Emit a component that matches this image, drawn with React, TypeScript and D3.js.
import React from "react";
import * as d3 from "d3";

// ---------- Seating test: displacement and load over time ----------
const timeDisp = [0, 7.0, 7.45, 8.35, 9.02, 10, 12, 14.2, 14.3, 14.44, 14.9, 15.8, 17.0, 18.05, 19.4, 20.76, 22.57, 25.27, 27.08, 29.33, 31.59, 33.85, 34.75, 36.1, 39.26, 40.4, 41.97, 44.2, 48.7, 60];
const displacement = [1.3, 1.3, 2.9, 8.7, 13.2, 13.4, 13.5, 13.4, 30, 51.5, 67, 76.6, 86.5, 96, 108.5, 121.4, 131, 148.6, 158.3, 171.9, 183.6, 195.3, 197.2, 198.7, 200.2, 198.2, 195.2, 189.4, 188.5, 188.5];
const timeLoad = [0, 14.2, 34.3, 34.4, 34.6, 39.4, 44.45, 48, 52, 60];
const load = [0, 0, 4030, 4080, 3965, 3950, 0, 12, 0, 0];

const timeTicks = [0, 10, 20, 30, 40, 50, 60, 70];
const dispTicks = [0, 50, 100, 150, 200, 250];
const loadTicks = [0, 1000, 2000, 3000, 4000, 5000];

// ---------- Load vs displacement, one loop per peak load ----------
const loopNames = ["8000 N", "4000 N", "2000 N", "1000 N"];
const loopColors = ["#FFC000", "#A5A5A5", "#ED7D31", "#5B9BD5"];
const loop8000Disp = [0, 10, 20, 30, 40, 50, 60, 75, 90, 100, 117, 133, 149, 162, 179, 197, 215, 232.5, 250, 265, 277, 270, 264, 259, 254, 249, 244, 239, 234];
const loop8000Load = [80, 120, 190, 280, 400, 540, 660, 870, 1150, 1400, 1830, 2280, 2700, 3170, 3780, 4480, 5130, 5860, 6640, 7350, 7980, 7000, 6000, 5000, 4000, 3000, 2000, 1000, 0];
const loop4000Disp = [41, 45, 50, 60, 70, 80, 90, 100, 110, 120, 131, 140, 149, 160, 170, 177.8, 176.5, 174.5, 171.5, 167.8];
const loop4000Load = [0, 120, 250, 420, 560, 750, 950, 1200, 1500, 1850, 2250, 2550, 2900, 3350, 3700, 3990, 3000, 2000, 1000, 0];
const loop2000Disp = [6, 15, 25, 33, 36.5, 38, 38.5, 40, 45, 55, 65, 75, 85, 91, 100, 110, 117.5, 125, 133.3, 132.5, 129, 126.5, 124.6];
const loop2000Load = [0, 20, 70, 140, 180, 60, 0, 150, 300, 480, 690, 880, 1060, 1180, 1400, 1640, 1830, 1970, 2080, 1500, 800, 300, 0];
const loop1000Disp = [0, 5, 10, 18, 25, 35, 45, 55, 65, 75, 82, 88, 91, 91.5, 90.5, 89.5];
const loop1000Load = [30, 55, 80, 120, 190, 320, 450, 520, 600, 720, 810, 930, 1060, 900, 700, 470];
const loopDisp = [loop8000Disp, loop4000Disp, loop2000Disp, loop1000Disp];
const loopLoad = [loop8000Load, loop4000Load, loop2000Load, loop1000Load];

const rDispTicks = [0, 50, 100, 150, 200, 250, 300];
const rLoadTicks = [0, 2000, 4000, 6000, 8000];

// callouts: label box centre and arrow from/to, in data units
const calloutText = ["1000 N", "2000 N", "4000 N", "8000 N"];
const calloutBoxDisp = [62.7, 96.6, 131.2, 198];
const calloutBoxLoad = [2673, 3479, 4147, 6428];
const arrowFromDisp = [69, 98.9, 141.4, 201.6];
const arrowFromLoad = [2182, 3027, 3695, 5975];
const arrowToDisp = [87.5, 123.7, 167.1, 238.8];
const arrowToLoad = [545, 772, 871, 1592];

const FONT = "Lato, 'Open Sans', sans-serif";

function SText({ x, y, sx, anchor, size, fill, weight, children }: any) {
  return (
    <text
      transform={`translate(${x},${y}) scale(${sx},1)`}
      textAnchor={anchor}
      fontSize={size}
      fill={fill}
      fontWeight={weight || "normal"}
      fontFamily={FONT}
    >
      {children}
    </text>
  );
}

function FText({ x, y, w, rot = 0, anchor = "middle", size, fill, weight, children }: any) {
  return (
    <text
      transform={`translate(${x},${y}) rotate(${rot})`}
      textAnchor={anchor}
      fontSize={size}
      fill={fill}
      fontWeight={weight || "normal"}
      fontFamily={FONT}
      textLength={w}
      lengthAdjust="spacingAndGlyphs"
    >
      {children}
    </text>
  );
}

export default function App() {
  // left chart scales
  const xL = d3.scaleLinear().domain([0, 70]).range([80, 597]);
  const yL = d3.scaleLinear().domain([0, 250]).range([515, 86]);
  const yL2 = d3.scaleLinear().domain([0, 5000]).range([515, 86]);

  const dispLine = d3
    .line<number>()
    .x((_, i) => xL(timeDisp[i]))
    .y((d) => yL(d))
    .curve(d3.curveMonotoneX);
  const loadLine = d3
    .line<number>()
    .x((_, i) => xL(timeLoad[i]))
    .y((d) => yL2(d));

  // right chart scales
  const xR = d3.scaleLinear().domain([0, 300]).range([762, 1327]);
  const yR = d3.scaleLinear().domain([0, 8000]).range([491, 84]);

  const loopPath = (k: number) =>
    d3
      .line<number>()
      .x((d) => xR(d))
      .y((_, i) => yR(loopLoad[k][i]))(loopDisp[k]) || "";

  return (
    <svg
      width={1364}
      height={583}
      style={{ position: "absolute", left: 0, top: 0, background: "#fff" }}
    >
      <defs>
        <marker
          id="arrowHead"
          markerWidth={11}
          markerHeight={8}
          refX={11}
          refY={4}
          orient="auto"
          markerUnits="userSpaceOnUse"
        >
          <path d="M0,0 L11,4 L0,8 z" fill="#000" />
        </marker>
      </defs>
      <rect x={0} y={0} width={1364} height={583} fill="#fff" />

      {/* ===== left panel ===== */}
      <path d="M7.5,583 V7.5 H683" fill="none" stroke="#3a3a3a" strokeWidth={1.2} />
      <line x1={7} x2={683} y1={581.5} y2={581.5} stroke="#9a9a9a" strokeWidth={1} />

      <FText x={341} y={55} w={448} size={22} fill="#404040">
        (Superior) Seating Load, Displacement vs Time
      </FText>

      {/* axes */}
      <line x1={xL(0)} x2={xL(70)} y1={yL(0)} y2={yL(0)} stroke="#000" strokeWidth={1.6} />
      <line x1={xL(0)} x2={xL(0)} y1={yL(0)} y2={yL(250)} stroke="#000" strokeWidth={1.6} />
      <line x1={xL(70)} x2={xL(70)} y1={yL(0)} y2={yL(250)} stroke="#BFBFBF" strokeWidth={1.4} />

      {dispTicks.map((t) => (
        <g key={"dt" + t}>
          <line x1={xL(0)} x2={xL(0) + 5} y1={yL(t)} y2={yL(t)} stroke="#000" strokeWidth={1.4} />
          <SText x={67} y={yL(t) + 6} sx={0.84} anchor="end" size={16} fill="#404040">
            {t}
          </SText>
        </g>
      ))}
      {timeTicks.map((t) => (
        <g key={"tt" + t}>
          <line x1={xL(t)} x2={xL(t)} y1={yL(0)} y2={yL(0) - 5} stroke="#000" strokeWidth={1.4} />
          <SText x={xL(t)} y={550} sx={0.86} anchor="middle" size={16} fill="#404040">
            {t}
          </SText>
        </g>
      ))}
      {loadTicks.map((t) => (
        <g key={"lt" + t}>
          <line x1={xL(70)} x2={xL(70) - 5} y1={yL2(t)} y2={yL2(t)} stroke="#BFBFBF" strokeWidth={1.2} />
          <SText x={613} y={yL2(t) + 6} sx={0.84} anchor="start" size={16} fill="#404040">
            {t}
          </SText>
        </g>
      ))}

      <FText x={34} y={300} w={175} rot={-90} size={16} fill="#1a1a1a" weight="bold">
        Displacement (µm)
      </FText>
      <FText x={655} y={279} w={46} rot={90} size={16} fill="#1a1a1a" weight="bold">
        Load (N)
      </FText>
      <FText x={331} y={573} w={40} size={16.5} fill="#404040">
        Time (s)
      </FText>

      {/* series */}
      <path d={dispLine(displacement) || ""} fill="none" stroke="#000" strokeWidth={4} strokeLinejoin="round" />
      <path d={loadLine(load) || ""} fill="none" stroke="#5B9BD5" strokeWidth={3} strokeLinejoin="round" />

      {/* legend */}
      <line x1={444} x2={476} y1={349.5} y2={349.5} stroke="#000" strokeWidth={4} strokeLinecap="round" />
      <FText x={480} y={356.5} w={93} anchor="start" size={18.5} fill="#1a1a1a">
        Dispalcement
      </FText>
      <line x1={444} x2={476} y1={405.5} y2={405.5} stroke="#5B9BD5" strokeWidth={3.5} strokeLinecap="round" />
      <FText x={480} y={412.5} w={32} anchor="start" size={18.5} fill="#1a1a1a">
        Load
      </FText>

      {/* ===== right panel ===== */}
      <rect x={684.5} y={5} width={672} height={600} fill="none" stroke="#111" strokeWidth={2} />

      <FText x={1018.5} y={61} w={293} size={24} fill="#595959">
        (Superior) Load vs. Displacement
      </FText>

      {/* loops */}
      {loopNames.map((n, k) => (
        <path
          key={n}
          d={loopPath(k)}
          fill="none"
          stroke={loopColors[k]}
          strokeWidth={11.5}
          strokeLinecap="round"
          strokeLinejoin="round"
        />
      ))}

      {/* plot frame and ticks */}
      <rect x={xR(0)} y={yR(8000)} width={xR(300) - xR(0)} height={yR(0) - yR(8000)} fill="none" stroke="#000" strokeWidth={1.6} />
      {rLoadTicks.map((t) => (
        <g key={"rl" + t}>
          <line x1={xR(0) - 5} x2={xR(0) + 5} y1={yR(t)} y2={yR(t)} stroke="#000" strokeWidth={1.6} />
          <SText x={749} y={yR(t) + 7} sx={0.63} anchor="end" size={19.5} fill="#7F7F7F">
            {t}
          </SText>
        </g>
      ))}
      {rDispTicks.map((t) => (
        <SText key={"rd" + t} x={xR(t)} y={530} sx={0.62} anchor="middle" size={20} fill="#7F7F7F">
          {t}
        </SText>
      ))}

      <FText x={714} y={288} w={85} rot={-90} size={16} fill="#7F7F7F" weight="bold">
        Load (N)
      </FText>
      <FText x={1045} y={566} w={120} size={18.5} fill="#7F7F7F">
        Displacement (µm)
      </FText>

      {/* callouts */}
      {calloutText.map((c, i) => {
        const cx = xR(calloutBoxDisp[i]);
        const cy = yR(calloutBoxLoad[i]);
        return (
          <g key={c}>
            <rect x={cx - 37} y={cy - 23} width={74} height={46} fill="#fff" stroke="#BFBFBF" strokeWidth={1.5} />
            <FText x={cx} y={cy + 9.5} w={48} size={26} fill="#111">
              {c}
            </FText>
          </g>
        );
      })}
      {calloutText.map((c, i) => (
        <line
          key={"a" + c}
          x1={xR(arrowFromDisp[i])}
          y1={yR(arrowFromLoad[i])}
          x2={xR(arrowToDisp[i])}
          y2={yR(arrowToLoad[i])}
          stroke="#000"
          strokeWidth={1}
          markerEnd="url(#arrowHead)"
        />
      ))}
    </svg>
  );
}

> _WHAT YOU ARE ASKED TO DO_
Return exactly the leading lines of the listing, stopping after the line in which "const loadTicks = [0, 1000, 2000, 3000, 4000, 5000];" occurs.

> _CORRECT OUTPUT_
Emit a component that matches this image, drawn with React, TypeScript and D3.js.
import React from "react";
import * as d3 from "d3";

// ---------- Seating test: displacement and load over time ----------
const timeDisp = [0, 7.0, 7.45, 8.35, 9.02, 10, 12, 14.2, 14.3, 14.44, 14.9, 15.8, 17.0, 18.05, 19.4, 20.76, 22.57, 25.27, 27.08, 29.33, 31.59, 33.85, 34.75, 36.1, 39.26, 40.4, 41.97, 44.2, 48.7, 60];
const displacement = [1.3, 1.3, 2.9, 8.7, 13.2, 13.4, 13.5, 13.4, 30, 51.5, 67, 76.6, 86.5, 96, 108.5, 121.4, 131, 148.6, 158.3, 171.9, 183.6, 195.3, 197.2, 198.7, 200.2, 198.2, 195.2, 189.4, 188.5, 188.5];
const timeLoad = [0, 14.2, 34.3, 34.4, 34.6, 39.4, 44.45, 48, 52, 60];
const load = [0, 0, 4030, 4080, 3965, 3950, 0, 12, 0, 0];

const timeTicks = [0, 10, 20, 30, 40, 50, 60, 70];
const dispTicks = [0, 50, 100, 150, 200, 250];
const loadTicks = [0, 1000, 2000, 3000, 4000, 5000];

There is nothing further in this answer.